**EXERCISE REQUIREMENTS**
Word for word, transcribe the lines below and drop the pictures.

**PROVIDED DATA**
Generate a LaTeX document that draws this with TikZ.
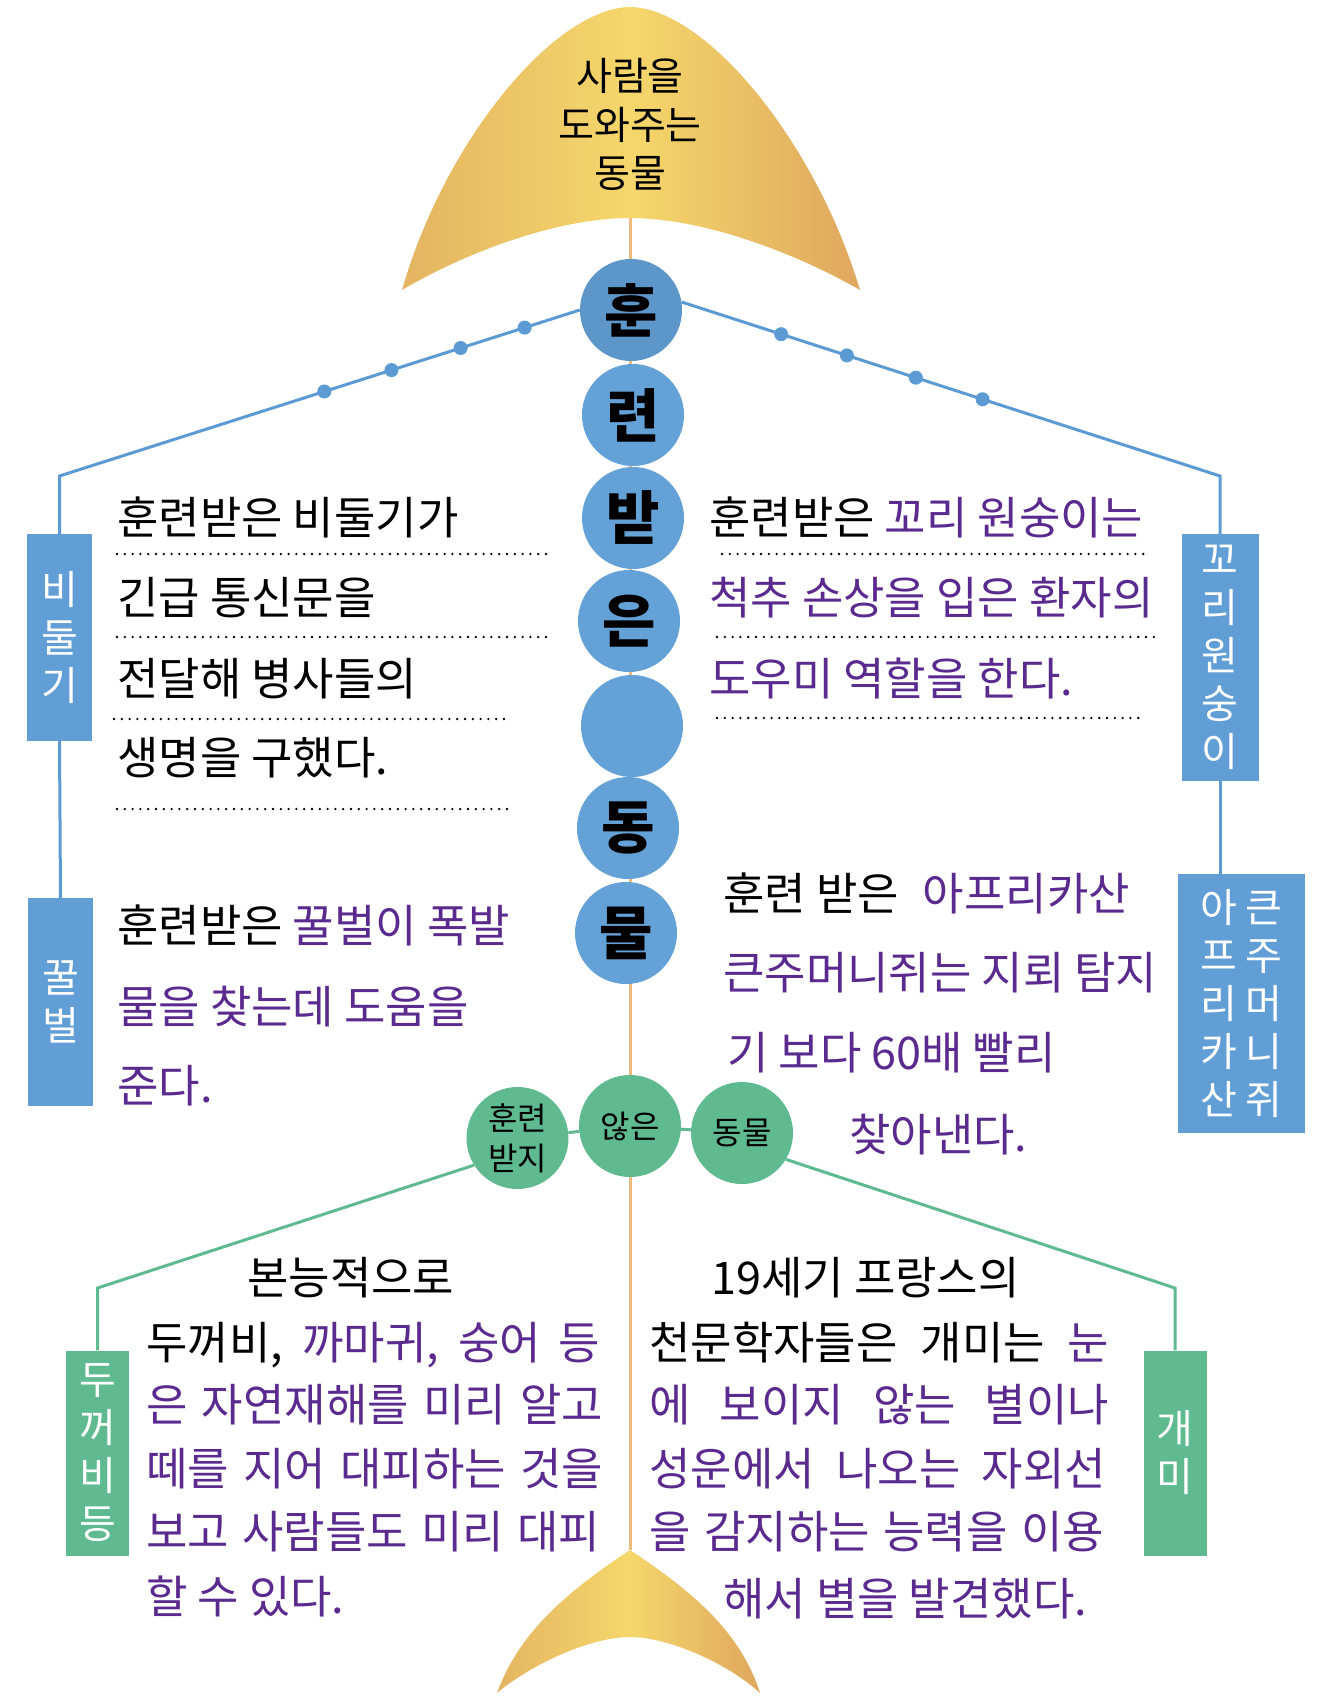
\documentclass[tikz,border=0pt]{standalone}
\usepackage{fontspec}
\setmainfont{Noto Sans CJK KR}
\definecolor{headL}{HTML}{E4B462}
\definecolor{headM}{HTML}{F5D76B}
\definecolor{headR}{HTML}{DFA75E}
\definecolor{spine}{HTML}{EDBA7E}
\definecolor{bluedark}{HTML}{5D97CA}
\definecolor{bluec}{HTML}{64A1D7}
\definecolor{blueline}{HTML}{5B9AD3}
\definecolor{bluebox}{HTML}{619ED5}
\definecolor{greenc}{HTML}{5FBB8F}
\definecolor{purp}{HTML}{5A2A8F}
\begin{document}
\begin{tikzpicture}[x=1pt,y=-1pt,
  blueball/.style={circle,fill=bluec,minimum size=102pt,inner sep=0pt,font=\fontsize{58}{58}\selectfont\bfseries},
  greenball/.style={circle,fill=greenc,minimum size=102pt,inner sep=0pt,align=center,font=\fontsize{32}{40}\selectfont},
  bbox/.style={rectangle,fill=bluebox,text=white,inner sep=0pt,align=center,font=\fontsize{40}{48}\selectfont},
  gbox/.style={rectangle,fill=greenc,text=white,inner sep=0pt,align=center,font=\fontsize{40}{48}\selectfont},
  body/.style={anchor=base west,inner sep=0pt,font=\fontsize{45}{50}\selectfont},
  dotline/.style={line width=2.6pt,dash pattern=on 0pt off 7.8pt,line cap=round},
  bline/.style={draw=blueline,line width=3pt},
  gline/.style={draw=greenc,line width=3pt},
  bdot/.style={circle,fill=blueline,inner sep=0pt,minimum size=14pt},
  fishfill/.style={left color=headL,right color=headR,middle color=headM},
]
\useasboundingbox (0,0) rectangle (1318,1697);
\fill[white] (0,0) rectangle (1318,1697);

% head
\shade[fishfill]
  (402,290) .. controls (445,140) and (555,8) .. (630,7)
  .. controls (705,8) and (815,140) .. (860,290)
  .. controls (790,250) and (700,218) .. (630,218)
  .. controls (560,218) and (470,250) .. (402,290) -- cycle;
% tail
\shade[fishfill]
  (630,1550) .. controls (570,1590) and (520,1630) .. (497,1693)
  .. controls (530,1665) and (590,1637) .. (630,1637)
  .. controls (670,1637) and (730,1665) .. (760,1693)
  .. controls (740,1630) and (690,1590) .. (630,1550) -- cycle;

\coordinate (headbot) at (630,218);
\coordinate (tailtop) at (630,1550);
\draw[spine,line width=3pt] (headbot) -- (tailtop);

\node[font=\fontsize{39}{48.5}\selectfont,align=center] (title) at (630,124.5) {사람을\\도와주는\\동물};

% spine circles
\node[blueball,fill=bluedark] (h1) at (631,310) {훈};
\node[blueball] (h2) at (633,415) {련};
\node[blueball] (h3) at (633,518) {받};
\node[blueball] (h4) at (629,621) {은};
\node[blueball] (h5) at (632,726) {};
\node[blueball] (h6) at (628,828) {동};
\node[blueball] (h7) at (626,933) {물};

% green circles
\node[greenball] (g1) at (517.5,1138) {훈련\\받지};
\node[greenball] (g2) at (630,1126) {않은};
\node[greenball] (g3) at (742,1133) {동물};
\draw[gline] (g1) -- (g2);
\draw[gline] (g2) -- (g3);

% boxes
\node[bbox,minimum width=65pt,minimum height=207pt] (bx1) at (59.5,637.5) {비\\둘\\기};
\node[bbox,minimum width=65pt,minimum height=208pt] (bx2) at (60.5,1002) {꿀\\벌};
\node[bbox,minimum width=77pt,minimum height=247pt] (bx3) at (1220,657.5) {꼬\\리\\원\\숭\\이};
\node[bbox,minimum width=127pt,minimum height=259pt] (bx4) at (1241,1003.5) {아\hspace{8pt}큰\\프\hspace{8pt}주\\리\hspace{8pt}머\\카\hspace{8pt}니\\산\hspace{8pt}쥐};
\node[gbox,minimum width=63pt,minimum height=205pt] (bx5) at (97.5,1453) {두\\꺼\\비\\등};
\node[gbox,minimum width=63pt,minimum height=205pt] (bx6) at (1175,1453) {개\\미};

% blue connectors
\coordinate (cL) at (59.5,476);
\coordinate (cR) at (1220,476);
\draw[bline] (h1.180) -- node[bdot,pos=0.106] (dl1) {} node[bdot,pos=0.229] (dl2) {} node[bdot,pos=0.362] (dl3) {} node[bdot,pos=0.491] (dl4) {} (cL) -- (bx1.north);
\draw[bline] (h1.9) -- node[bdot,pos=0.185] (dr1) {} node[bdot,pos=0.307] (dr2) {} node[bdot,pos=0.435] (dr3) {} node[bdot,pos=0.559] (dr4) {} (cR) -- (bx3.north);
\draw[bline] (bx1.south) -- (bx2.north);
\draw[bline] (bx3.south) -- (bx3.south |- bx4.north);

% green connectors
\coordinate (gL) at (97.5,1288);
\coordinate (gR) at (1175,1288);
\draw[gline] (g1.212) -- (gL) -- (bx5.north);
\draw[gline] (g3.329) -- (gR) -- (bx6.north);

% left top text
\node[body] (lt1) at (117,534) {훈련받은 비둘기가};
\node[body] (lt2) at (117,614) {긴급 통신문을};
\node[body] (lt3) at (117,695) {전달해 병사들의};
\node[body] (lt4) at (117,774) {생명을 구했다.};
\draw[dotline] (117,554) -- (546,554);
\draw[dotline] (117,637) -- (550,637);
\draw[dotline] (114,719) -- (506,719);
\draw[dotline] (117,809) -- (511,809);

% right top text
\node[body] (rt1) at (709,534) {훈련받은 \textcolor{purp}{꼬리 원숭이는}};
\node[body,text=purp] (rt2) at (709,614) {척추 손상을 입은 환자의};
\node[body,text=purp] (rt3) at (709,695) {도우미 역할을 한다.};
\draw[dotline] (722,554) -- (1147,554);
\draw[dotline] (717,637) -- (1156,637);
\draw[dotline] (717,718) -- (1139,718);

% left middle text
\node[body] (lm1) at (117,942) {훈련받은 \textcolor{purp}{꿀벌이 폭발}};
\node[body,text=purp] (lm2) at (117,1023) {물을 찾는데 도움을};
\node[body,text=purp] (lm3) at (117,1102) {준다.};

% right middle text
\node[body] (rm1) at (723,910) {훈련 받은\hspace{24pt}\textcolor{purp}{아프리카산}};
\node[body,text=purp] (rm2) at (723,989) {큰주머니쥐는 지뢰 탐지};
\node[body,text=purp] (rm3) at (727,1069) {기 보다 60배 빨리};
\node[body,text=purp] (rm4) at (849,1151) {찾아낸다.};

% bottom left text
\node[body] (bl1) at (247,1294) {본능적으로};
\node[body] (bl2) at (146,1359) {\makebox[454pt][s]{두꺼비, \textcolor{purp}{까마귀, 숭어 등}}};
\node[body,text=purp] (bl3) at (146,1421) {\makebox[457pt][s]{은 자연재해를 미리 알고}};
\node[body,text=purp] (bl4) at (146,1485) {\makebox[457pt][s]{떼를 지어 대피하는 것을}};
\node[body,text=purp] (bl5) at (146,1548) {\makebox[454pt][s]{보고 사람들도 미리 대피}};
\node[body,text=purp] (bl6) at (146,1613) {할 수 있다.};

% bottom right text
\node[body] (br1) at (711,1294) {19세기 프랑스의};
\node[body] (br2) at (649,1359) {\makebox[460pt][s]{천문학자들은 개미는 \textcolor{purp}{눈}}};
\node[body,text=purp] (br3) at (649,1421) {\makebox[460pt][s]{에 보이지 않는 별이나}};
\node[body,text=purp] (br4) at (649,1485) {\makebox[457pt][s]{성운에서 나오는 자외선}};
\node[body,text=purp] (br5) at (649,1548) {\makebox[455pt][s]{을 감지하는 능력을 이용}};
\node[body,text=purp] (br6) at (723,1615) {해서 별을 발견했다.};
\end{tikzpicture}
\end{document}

**IN RESPONSE**
Generate a LaTeX document that draws this with TikZ.
\documentclass[tikz,border=0pt]{standalone}
\usepackage{fontspec}
\setmainfont{Noto Sans CJK KR}
\definecolor{headL}{HTML}{E4B462}
\definecolor{headM}{HTML}{F5D76B}
\definecolor{headR}{HTML}{DFA75E}
\definecolor{spine}{HTML}{EDBA7E}
\definecolor{bluedark}{HTML}{5D97CA}
\definecolor{bluec}{HTML}{64A1D7}
\definecolor{blueline}{HTML}{5B9AD3}
\definecolor{bluebox}{HTML}{619ED5}
\definecolor{greenc}{HTML}{5FBB8F}
\definecolor{purp}{HTML}{5A2A8F}
\begin{document}
\begin{tikzpicture}[x=1pt,y=-1pt,
  blueball/.style={circle,fill=bluec,minimum size=102pt,inner sep=0pt,font=\fontsize{58}{58}\selectfont\bfseries},
  greenball/.style={circle,fill=greenc,minimum size=102pt,inner sep=0pt,align=center,font=\fontsize{32}{40}\selectfont},
  bbox/.style={rectangle,fill=bluebox,text=white,inner sep=0pt,align=center,font=\fontsize{40}{48}\selectfont},
  gbox/.style={rectangle,fill=greenc,text=white,inner sep=0pt,align=center,font=\fontsize{40}{48}\selectfont},
  body/.style={anchor=base west,inner sep=0pt,font=\fontsize{45}{50}\selectfont},
  dotline/.style={line width=2.6pt,dash pattern=on 0pt off 7.8pt,line cap=round},
  bline/.style={draw=blueline,line width=3pt},
  gline/.style={draw=greenc,line width=3pt},
  bdot/.style={circle,fill=blueline,inner sep=0pt,minimum size=14pt},
  fishfill/.style={left color=headL,right color=headR,middle color=headM},
]
\useasboundingbox (0,0) rectangle (1318,1697);
\fill[white] (0,0) rectangle (1318,1697);

% head
\shade[fishfill]
  (402,290) .. controls (445,140) and (555,8) .. (630,7)
  .. controls (705,8) and (815,140) .. (860,290)
  .. controls (790,250) and (700,218) .. (630,218)
  .. controls (560,218) and (470,250) .. (402,290) -- cycle;
% tail
\shade[fishfill]
  (630,1550) .. controls (570,1590) and (520,1630) .. (497,1693)
  .. controls (530,1665) and (590,1637) .. (630,1637)
  .. controls (670,1637) and (730,1665) .. (760,1693)
  .. controls (740,1630) and (690,1590) .. (630,1550) -- cycle;

\coordinate (headbot) at (630,218);
\coordinate (tailtop) at (630,1550);
\draw[spine,line width=3pt] (headbot) -- (tailtop);

\node[font=\fontsize{39}{48.5}\selectfont,align=center] (title) at (630,124.5) {사람을\\도와주는\\동물};

% spine circles
\node[blueball,fill=bluedark] (h1) at (631,310) {훈};
\node[blueball] (h2) at (633,415) {련};
\node[blueball] (h3) at (633,518) {받};
\node[blueball] (h4) at (629,621) {은};
\node[blueball] (h5) at (632,726) {};
\node[blueball] (h6) at (628,828) {동};
\node[blueball] (h7) at (626,933) {물};

% green circles
\node[greenball] (g1) at (517.5,1138) {훈련\\받지};
\node[greenball] (g2) at (630,1126) {않은};
\node[greenball] (g3) at (742,1133) {동물};
\draw[gline] (g1) -- (g2);
\draw[gline] (g2) -- (g3);

% boxes
\node[bbox,minimum width=65pt,minimum height=207pt] (bx1) at (59.5,637.5) {비\\둘\\기};
\node[bbox,minimum width=65pt,minimum height=208pt] (bx2) at (60.5,1002) {꿀\\벌};
\node[bbox,minimum width=77pt,minimum height=247pt] (bx3) at (1220,657.5) {꼬\\리\\원\\숭\\이};
\node[bbox,minimum width=127pt,minimum height=259pt] (bx4) at (1241,1003.5) {아\hspace{8pt}큰\\프\hspace{8pt}주\\리\hspace{8pt}머\\카\hspace{8pt}니\\산\hspace{8pt}쥐};
\node[gbox,minimum width=63pt,minimum height=205pt] (bx5) at (97.5,1453) {두\\꺼\\비\\등};
\node[gbox,minimum width=63pt,minimum height=205pt] (bx6) at (1175,1453) {개\\미};

% blue connectors
\coordinate (cL) at (59.5,476);
\coordinate (cR) at (1220,476);
\draw[bline] (h1.180) -- node[bdot,pos=0.106] (dl1) {} node[bdot,pos=0.229] (dl2) {} node[bdot,pos=0.362] (dl3) {} node[bdot,pos=0.491] (dl4) {} (cL) -- (bx1.north);
\draw[bline] (h1.9) -- node[bdot,pos=0.185] (dr1) {} node[bdot,pos=0.307] (dr2) {} node[bdot,pos=0.435] (dr3) {} node[bdot,pos=0.559] (dr4) {} (cR) -- (bx3.north);
\draw[bline] (bx1.south) -- (bx2.north);
\draw[bline] (bx3.south) -- (bx3.south |- bx4.north);

% green connectors
\coordinate (gL) at (97.5,1288);
\coordinate (gR) at (1175,1288);
\draw[gline] (g1.212) -- (gL) -- (bx5.north);
\draw[gline] (g3.329) -- (gR) -- (bx6.north);

% left top text
\node[body] (lt1) at (117,534) {훈련받은 비둘기가};
\node[body] (lt2) at (117,614) {긴급 통신문을};
\node[body] (lt3) at (117,695) {전달해 병사들의};
\node[body] (lt4) at (117,774) {생명을 구했다.};
\draw[dotline] (117,554) -- (546,554);
\draw[dotline] (117,637) -- (550,637);
\draw[dotline] (114,719) -- (506,719);
\draw[dotline] (117,809) -- (511,809);

% right top text
\node[body] (rt1) at (709,534) {훈련받은 \textcolor{purp}{꼬리 원숭이는}};
\node[body,text=purp] (rt2) at (709,614) {척추 손상을 입은 환자의};
\node[body,text=purp] (rt3) at (709,695) {도우미 역할을 한다.};
\draw[dotline] (722,554) -- (1147,554);
\draw[dotline] (717,637) -- (1156,637);
\draw[dotline] (717,718) -- (1139,718);

% left middle text
\node[body] (lm1) at (117,942) {훈련받은 \textcolor{purp}{꿀벌이 폭발}};
\node[body,text=purp] (lm2) at (117,1023) {물을 찾는데 도움을};
\node[body,text=purp] (lm3) at (117,1102) {준다.};

% right middle text
\node[body] (rm1) at (723,910) {훈련 받은\hspace{24pt}\textcolor{purp}{아프리카산}};
\node[body,text=purp] (rm2) at (723,989) {큰주머니쥐는 지뢰 탐지};
\node[body,text=purp] (rm3) at (727,1069) {기 보다 60배 빨리};
\node[body,text=purp] (rm4) at (849,1151) {찾아낸다.};

% bottom left text
\node[body] (bl1) at (247,1294) {본능적으로};
\node[body] (bl2) at (146,1359) {\makebox[454pt][s]{두꺼비, \textcolor{purp}{까마귀, 숭어 등}}};
\node[body,text=purp] (bl3) at (146,1421) {\makebox[457pt][s]{은 자연재해를 미리 알고}};
\node[body,text=purp] (bl4) at (146,1485) {\makebox[457pt][s]{떼를 지어 대피하는 것을}};
\node[body,text=purp] (bl5) at (146,1548) {\makebox[454pt][s]{보고 사람들도 미리 대피}};
\node[body,text=purp] (bl6) at (146,1613) {할 수 있다.};

% bottom right text
\node[body] (br1) at (711,1294) {19세기 프랑스의};
\node[body] (br2) at (649,1359) {\makebox[460pt][s]{천문학자들은 개미는 \textcolor{purp}{눈}}};
\node[body,text=purp] (br3) at (649,1421) {\makebox[460pt][s]{에 보이지 않는 별이나}};
\node[body,text=purp] (br4) at (649,1485) {\makebox[457pt][s]{성운에서 나오는 자외선}};
\node[body,text=purp] (br5) at (649,1548) {\makebox[455pt][s]{을 감지하는 능력을 이용}};
\node[body,text=purp] (br6) at (723,1615) {해서 별을 발견했다.};
\end{tikzpicture}
\end{document}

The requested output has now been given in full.